Time Was Soft There works well not only for its sketch of the bookstore, but as a memoir. Mercer's honesty and self-reflexivity engage the reader, and his narrative frame offers a compelling enough hook: he's quit his job, given up his apartment, and left friends and family in urban Canada after being convincingly threatened by a career criminal he'd exposed in his writing. Given that, in doing so, he'd betrayed a commitment he'd made to this source, readers will not be surprised to learn later in the narrative that Mercer betrays some immaturity at a number of points throughout. He's unflinchingly honest about this immaturity and gradually discloses a pattern of foolish choices from adolescence onward; his honesty and willingness to take responsibility for his actions redeems the callowness somewhat for me. I'd recommend his memoir if only for a glimpse inside that fascinating shop at that particular transitional time.

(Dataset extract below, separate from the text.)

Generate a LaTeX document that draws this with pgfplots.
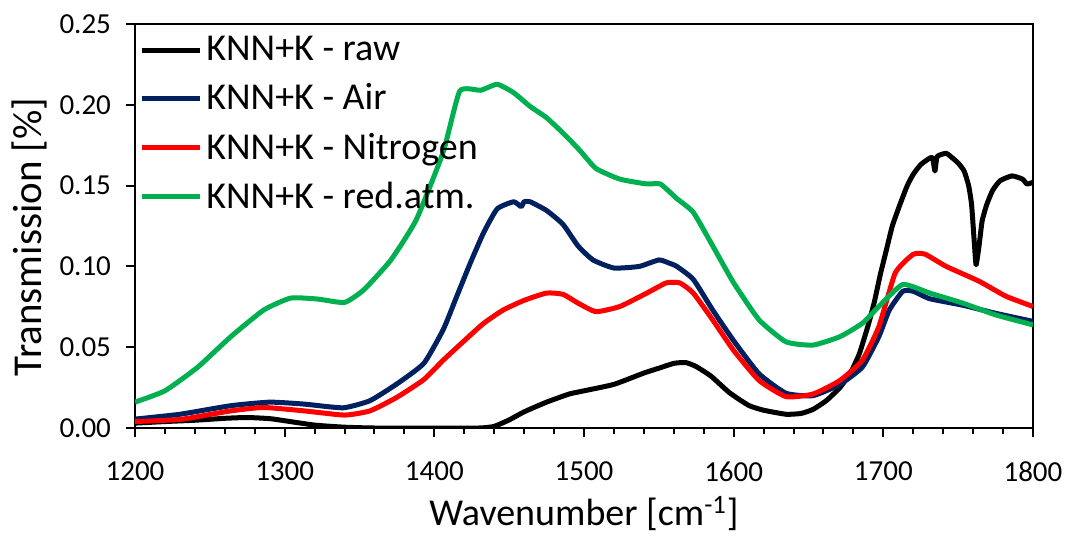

This post has turned into something much longer than I'd intended, and before it becomes yet another self-imposed obligation that I'm struggling to finish, let me end it here. Have you read either of these travel memoirs? Do you enjoy the genre? And if so, have you read any great memoirs lately (and they don't need to be about France) that you'd care to recommend? And a few last questions about reading in general: do you struggle sometimes with a sense of obligation to finish books you've lost interest in? or have you given yourself permission to let them go? do you try to impose some rigour on your reading or to prefer to be driven simply by pleasure? No wrong answers, of course, I'm just curious about our reading habits.